This section is from the "Henley's Twentieth Century Formulas Recipes Processes" encyclopedia, by Norman W. Henley and others.
Let pure glue swell in cold water; pour and press off the excess; put on the water bath and melt. Paper or other material cemented with this is then immediately, before the cement dries, submitted to the action of formaldehyde and dried. The cement resists the action of water, even hot.
Melt together equal parts of good pitch and gutta percha. To 9 parts of this mass add 3 parts of boiled linseed oil and 1/6 part litharge.
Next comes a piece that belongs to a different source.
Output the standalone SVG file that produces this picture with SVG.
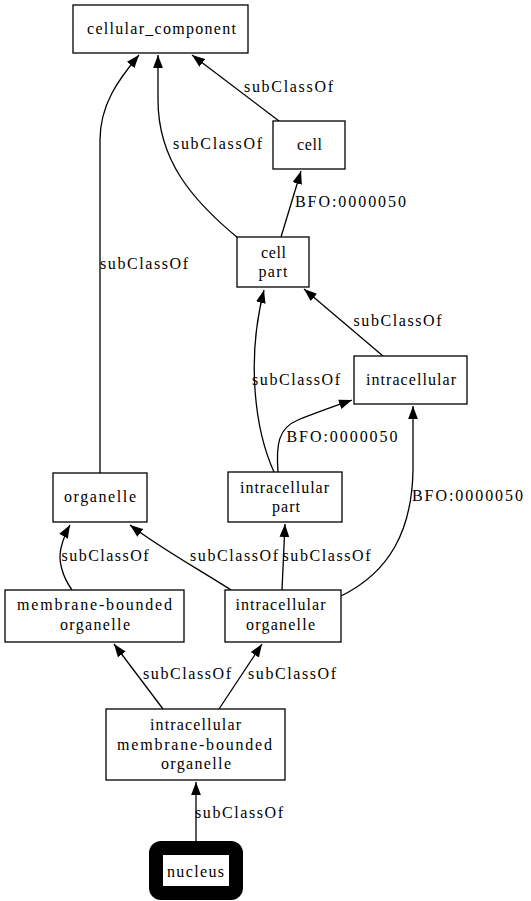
<svg xmlns="http://www.w3.org/2000/svg" width="531" height="901" viewBox="0 0 531 901">
<style>
text{font-family:"Liberation Serif","Times New Roman",serif;font-size:16px;fill:#000;text-anchor:middle}
.n rect{fill:#fff;stroke:#000;stroke-width:1.3}
.e path{fill:none;stroke:#000;stroke-width:1.3;marker-end:url(#ah)}
</style>
<defs>
<marker id="ah" markerUnits="userSpaceOnUse" markerWidth="13" markerHeight="10" refX="12" refY="4.5" orient="auto" viewBox="0 0 12 9">
<path d="M0,0 L12,4.5 L0,9 z" fill="#000"/>
</marker>
</defs>
<rect width="531" height="901" fill="#fff"/>
<g id="edges" class="e">
<path d="M279,121 L192,55"/>
<path d="M238,238 C192,200 158,160 158,100 L158,55"/>
<path d="M100,473 L100,140 C100,105 118,80 139,55"/>
<path d="M281,237 L301,171"/>
<path d="M383,356 L304,289"/>
<path d="M274,472 C255,430 246,360 264,290"/>
<path d="M278,472 C276,445 278,428 298,420 C315,413 335,406 352,400"/>
<path d="M341,596 C390,572 412,530 413,470 L413,406"/>
<path d="M72,590 C62,576 58,560 61,548 C63,540 66,532 70,525"/>
<path d="M231,590 C200,570 160,548 130,525"/>
<path d="M282,590 L285,524"/>
<path d="M163,709 L114,644"/>
<path d="M219,709 L262,644"/>
<path d="M196,842 L196,782"/>
<text x="288.5" y="92" textLength="89" lengthAdjust="spacing">subClassOf</text>
<text x="217.5" y="149" textLength="89" lengthAdjust="spacing">subClassOf</text>
<text x="144" y="269" textLength="88" lengthAdjust="spacing">subClassOf</text>
<text x="350.5" y="207" textLength="111" lengthAdjust="spacing">BFO:0000050</text>
<text x="397.5" y="326" textLength="88" lengthAdjust="spacing">subClassOf</text>
<text x="296" y="385" textLength="88" lengthAdjust="spacing">subClassOf</text>
<text x="342" y="442" textLength="111" lengthAdjust="spacing">BFO:0000050</text>
<text x="467.5" y="501" textLength="111" lengthAdjust="spacing">BFO:0000050</text>
<text x="105" y="561" textLength="87" lengthAdjust="spacing">subClassOf</text>
<text x="234" y="561" textLength="88" lengthAdjust="spacing">subClassOf</text>
<text x="326.5" y="561" textLength="88" lengthAdjust="spacing">subClassOf</text>
<text x="187" y="679" textLength="88" lengthAdjust="spacing">subClassOf</text>
<text x="292" y="679" textLength="88" lengthAdjust="spacing">subClassOf</text>
<text x="239" y="818" textLength="88" lengthAdjust="spacing">subClassOf</text>
</g>
<g id="cellular_component" class="n">
<rect x="73" y="5" width="175" height="48"/>
<text x="161.5" y="34" textLength="149" lengthAdjust="spacing">cellular_component</text>
</g>
<g id="cell" class="n">
<rect x="273" y="121" width="72" height="48"/>
<text x="309.5" y="150" textLength="25" lengthAdjust="spacing">cell</text>
</g>
<g id="cell_part" class="n">
<rect x="237" y="237" width="72" height="50"/>
<text x="273.5" y="258" textLength="25" lengthAdjust="spacing">cell</text>
<text x="273" y="277" textLength="29" lengthAdjust="spacing">part</text>
</g>
<g id="intracellular" class="n">
<rect x="354" y="356" width="113" height="48"/>
<text x="411" y="385" textLength="90" lengthAdjust="spacing">intracellular</text>
</g>
<g id="intracellular_part" class="n">
<rect x="228" y="472" width="114" height="50"/>
<text x="284.5" y="493" textLength="89" lengthAdjust="spacing">intracellular</text>
<text x="286" y="512" textLength="28" lengthAdjust="spacing">part</text>
</g>
<g id="organelle" class="n">
<rect x="53" y="473" width="94" height="49"/>
<text x="100" y="502" textLength="72" lengthAdjust="spacing">organelle</text>
</g>
<g id="membrane_bounded_organelle" class="n">
<rect x="5" y="590" width="179" height="52"/>
<text x="94.5" y="610" textLength="155" lengthAdjust="spacing">membrane-bounded</text>
<text x="95" y="630" textLength="70" lengthAdjust="spacing">organelle</text>
</g>
<g id="intracellular_organelle" class="n">
<rect x="225" y="590" width="116" height="52"/>
<text x="280.5" y="610" textLength="90" lengthAdjust="spacing">intracellular</text>
<text x="280.5" y="630" textLength="69" lengthAdjust="spacing">organelle</text>
</g>
<g id="intracellular_membrane_bounded_organelle" class="n">
<rect x="106" y="709" width="179" height="71"/>
<text x="195.5" y="730" textLength="91" lengthAdjust="spacing">intracellular</text>
<text x="194.5" y="750" textLength="155" lengthAdjust="spacing">membrane-bounded</text>
<text x="196" y="769" textLength="70" lengthAdjust="spacing">organelle</text>
</g>
<g id="nucleus">
<rect x="156" y="848" width="80" height="45" rx="5" fill="#fff" stroke="#000" stroke-width="14"/>
<text x="195.5" y="877" textLength="57" lengthAdjust="spacing">nucleus</text>
</g>
</svg>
The heat is kept up until, with constant stirring, an intimate union of all the ingredients has taken place. The mixture is diluted with a little benzine or oil of turpentine and applied while still warm. The cement is waterproof.
The National Druggist says that experience with pasting or cementing parchment paper seems to show that about the best agent is casein cement, made by dissolving casein in a saturated aqueous solution of borax.
The following is recommended for paper boxes:
Chloral hydrate...... 5 parts
Gelatin, white....... 8 parts
Gum arabic......... 2 parts
Boiling water........ 30 parts
Mix the chloral, gelatin, and gum arabic in a porcelain container, pour the boiling water over the mixture and let stand for 1 day, giving it a vigorous stirring several times during the day. In cold weather this is apt to get hard and stiff, but this may be obviated by standing the container in warm water for a few minutes. This paste adheres to any surface whatever.